Senate panel approves MI Humane Society fundraising plate
Tuesday, May 12, 2009
LANSING — Legislation establishing a fundraising license plate recognizing the Michigan Humane Society was approved Tuesday by the Senate Transportation Committee, said sponsor Sen. John Pappageorge, R-Troy.
“If passed into law, my bill would help the Michigan Humane Society raise funds for the important work it does,” Pappageorge said. “Funds collected by these special license plates would allow the humane society to provide sterilization services to help reduce the number of stray animals.”
Senate Bill 135 would create the Michigan Humane Society fundraising specialty plate. In addition to registration fees, vehicle owners requesting the specialty plate would initially pay a $35 fee, $25 of which would go to the Michigan Humane Society Fund within the Michigan Department of Treasury.
Michigan has 23 other fundraising or specialty license plates, including one for each of the state’s 15 public universities, the Northern Michigan Olympic Education Training Center and the Michigan Veterans Memorial.
Current law requires a startup fee of $15,000 to be paid to the Transportation Administration Collection Fund for the development costs associated with the license plate. The fee must be paid within 18 months of the effective date of the bill for the plate to be developed.
The MHS is supported by more than 50,000 donors across the state. If half of those donors purchase the MHS specialty plate, $625,000 could be raised in its first year. In subsequent years, $10 of the $25 renewal fee would benefit the humane society and could generate $250,000 annually from the same number of donors.
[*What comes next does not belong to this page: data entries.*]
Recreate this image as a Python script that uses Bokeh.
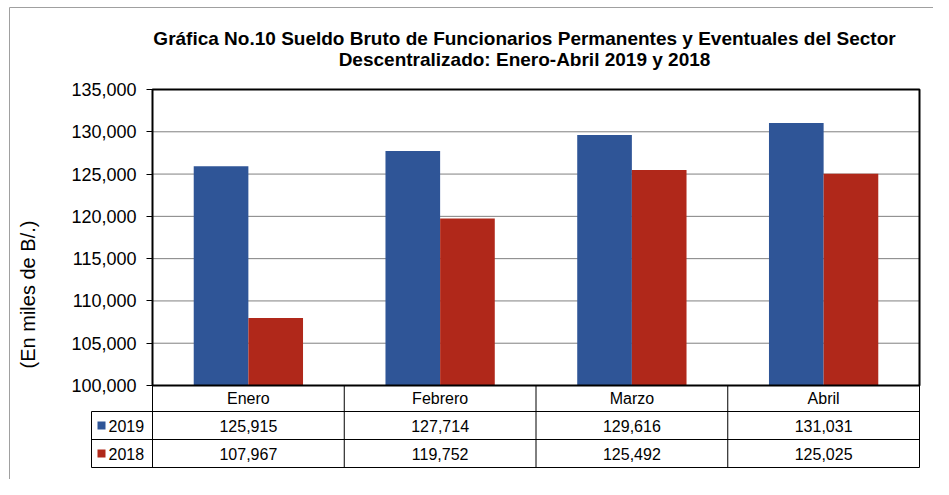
import math
from bokeh.plotting import figure
from bokeh.models import Range1d, NumeralTickFormatter, FixedTicker
from bokeh.embed import file_html
from bokeh.resources import INLINE
from bokeh.core.properties import value

# ---------------- data ----------------
months = ["Enero", "Febrero", "Marzo", "Abril"]
series = ["2019", "2018"]
v2019 = [125915, 127714, 129616, 131031]
v2018 = [107967, 119752, 125492, 125025]
y_ticks = [100000, 105000, 110000, 115000, 120000, 125000, 130000, 135000]
title_lines = ["Gráfica No.10 Sueldo Bruto de Funcionarios Permanentes y Eventuales del Sector",
               "Descentralizado: Enero-Abril 2019 y 2018"]
y_label = "(En miles de B/.)"
colors = ["#2F5597", "#B0281A"]

# ---------------- layout constants (screen px) ----------------
FONT = value("Liberation Sans")
W, H = 933, 479
FR_L, FR_R, FR_T, FR_B = 152, 919, 89, 385      # chart plot area
ROWS = [385, 411, 439, 467]                     # data-table row edges
LEG_L = 91                                      # legend column left edge
KEY_CX, KEY_SIZE, KEY_TXT = 101, 8, 108
TITLE_X, TITLE_Y = 524, [38, 59]
YLAB_X, YLAB_Y = 27, 294
BORDER_X, BORDER_Y = 9, 7
BAR_W = 0.285                                   # fraction of a category slot

n = len(months)
CW = (FR_R - FR_L) / n
Y0, Y1 = y_ticks[0], y_ticks[-1]
KY = (Y1 - Y0) / (FR_B - FR_T)


def cx(px):            # screen x -> category-slot units (slot i spans i..i+1)
    return (px - FR_L) / CW


def cy(py):            # screen y -> value units
    return Y0 + (FR_B - py) * KY


# ---------------- figure: the frame is the whole canvas ----------------
p = figure(width=W, height=H, x_range=Range1d(cx(0), cx(W)), y_range=Range1d(cy(H), cy(0)),
           x_axis_location=None, y_axis_location="left", output_backend="svg",
           toolbar_location=None, min_border_left=0, min_border_right=0,
           min_border_top=0, min_border_bottom=0)
p.title_location = None
p.outline_line_color = None
p.grid.visible = False

# y axis drawn at the left edge of the plot area
ax = p.yaxis[0]
ax.fixed_location = 0
ax.bounds = (Y0, Y1)
ax.ticker = FixedTicker(ticks=y_ticks)
ax.formatter = NumeralTickFormatter(format="0,0")
ax.major_label_text_font = "Liberation Sans"
ax.major_label_text_font_size = "18px"
ax.major_label_text_color = "black"
ax.major_label_standoff = 10
ax.major_tick_out = 6
ax.major_tick_in = 0
ax.minor_tick_line_color = None
ax.major_tick_line_color = "black"
ax.axis_line_color = "black"

# outer chart-area border (left and top edges visible)
p.segment(x0=[cx(BORDER_X), cx(BORDER_X)], y0=[cy(BORDER_Y), cy(BORDER_Y)],
          x1=[cx(BORDER_X), cx(W + 5)], y1=[cy(H + 5), cy(BORDER_Y)],
          line_color="#a0a0a0", line_width=1)

# dotted gridlines
inner = y_ticks[1:-1]
p.segment(x0=[0] * len(inner), x1=[n] * len(inner), y0=inner, y1=inner,
          line_color="black", line_width=1, line_dash="1 1")

# bars
idx = list(range(n))
p.vbar(x=[i + 0.5 - BAR_W / 2 for i in idx], top=v2019, bottom=Y0, width=BAR_W,
       fill_color=colors[0], line_color=None)
p.vbar(x=[i + 0.5 + BAR_W / 2 for i in idx], top=v2018, bottom=Y0, width=BAR_W,
       fill_color=colors[1], line_color=None)

# plot-area frame
p.quad(left=[0], right=[n], bottom=[Y0], top=[Y1], fill_color=None,
       line_color="black", line_width=2)

# title
p.text(x=[cx(TITLE_X)] * 2, y=[cy(t) for t in TITLE_Y], text=title_lines,
       text_font=FONT, text_font_size="19px", text_font_style="bold", text_color="black",
       text_align="center", text_baseline="alphabetic")

# y-axis title
p.text(x=[cx(YLAB_X)], y=[cy(YLAB_Y)], text=[y_label], angle=math.pi / 2,
       text_font=FONT, text_font_size="20px", text_color="black",
       text_align="center", text_baseline="middle")

# ---------------- data table ----------------
hy = [cy(r) for r in ROWS[1:]]
p.segment(x0=[cx(LEG_L)] * 3, x1=[n] * 3, y0=hy, y1=hy, line_color="black", line_width=1)
vx = list(range(n + 1)) + [cx(LEG_L)]
vy0 = [cy(ROWS[0])] * (n + 1) + [cy(ROWS[1])]
p.segment(x0=vx, x1=vx, y0=vy0, y1=[cy(ROWS[-1])] * (n + 2), line_color="black", line_width=1)

centers = [cy((ROWS[i] + ROWS[i + 1]) / 2) for i in range(3)]
xs = [i + 0.5 for i in idx]
for row_y, labels in zip(centers, [months, [f"{v:,}" for v in v2019], [f"{v:,}" for v in v2018]]):
    p.text(x=xs, y=[row_y] * n, text=labels, text_font=FONT, text_font_size="16px",
           text_color="black", text_align="center", text_baseline="middle")

# legend keys inside the table
p.scatter(x=[cx(KEY_CX)] * 2, y=centers[1:], marker="square", size=KEY_SIZE,
          fill_color=colors, line_color=None)
p.text(x=[cx(KEY_TXT)] * 2, y=centers[1:], text=series, text_font=FONT,
       text_font_size="16px", text_color="black", text_align="left", text_baseline="middle")

open("out.html", "w").write(file_html(p, INLINE))
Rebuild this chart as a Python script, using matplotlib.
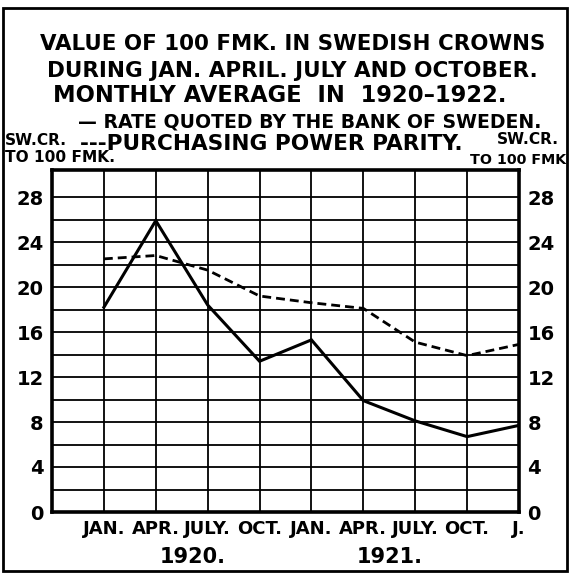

Michigan is home to nearly 500 animal welfare organizations, including humane societies, rescue groups and animal control agencies. Founded in Detroit in 1877, the MHS is the state’s largest animal welfare organization and takes in approximately 100,000 animals a year. The nonprofit agency sterilizes nearly 20,000 animals annually and offers a low-cost sterilization program to low-income guardians.
The lawmaker and his wife Cristina Pappageorge have four rescue cats as companion animals and have placed another 12 in good homes throughout the area.
“This is an issue Cristina and I care about deeply,” Sen. Pappageorge said. “Nearly 250,000 animals a year are surrendered to animal welfare organizations across the state. By increasing the number of sterilizations we can help reduce the overpopulation problem and work toward our goal of finding a good home for every animal.”
SB 135 now goes to the full Senate for consideration.